The University of Iowa

I left my heart in Madrid

July 24th, 2014

By Ana Barrett for The Daily Iowan

I have never felt as though I belonged in Iowa — there was always a part of me that felt I needed to be elsewhere, be someone else. Last month, my dream of studying abroad came true in Madrid, Spain. Sangria, siestas, and sunshine were on the horizon.

When I landed in Madrid with my roommate, our luggage had not arrived with us. Not a great way to start the trip, but nevertheless, I was in Spain and nothing was going to rain on my parade.

Everything was a challenge; a “figure it out yourself” sort of attitude would be the name of the game. I stuck out with my blonde hair and permanent lost expression and, I’ll be honest, I cherished every second of it.

After the luggage fiasco, I rushed to the Hotel Paseo del Arte in the Atocha neighborhood for overnight orientation with other University Studies Abroad Consortium students.

Walking through Madrid the first night was utterly amazing. Our tour guide, Paloma, told us about every restaurant, every street, every statue, every monument. We went to the oldest restaurant in the world, which was at one time frequented by Ernest Hemingway. Following that, we drank sangria in the famous Plaza Mayor and walked past museums featuring work by Picasso, Dali, and so many more. Extravagant, historical, and beautiful — Madrid was everything I wanted it to be plus some.

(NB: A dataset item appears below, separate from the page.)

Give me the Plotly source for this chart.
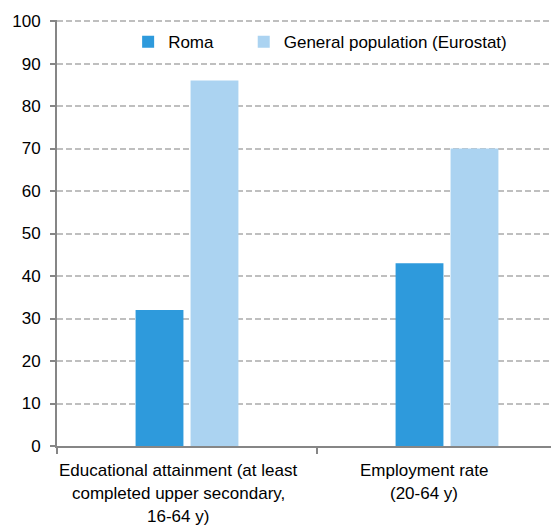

Soon enough, classes started at the Universidad de Rey Juan Carlos. The university may have been small and quaint, but was full of knowledge and eager students. My photojournalism professor also happened to be a huge deal in the photography world; he nonchalantly showed us his blog with portraits of royalty and famous people all throughout Europe.

My time spent in Spain included witnessing history being made. King Juan Carlos stepped down and handed the crown to son Felipe VI. There was a parade down Gran Via, and I was able to see the freshly crowned king smiling and waving to everyone in the streets. Meanwhile, there were riots breaking out in opposition to the monarchy. Between the World Cup and Felipe’s ascension, there was a lot of excitement in Madrid during my monthlong stay.

Although I learned a lot in the classroom in Spain, I learned even more by being immersed in a different culture and grew as a person in so many ways. For the first time in my life, I navigated the metro in a big city, in a foreign county, mind you. I quit seeing things as “weird” and opened my mind to different experiences, food, and people. Initiating conversations in Spanish became habit, and my vocabulary grew as a result. Most importantly, I was able to see the world, and no one was there to hold my hand.

Because I studied abroad, I was able to completely let go of everything I knew in the States and fully become someone else in a different place, even if it was for a short time. It was liberating to pack up and chase my dream of going abroad. I will never forget my experiences in Spain — I left my heart in Madrid.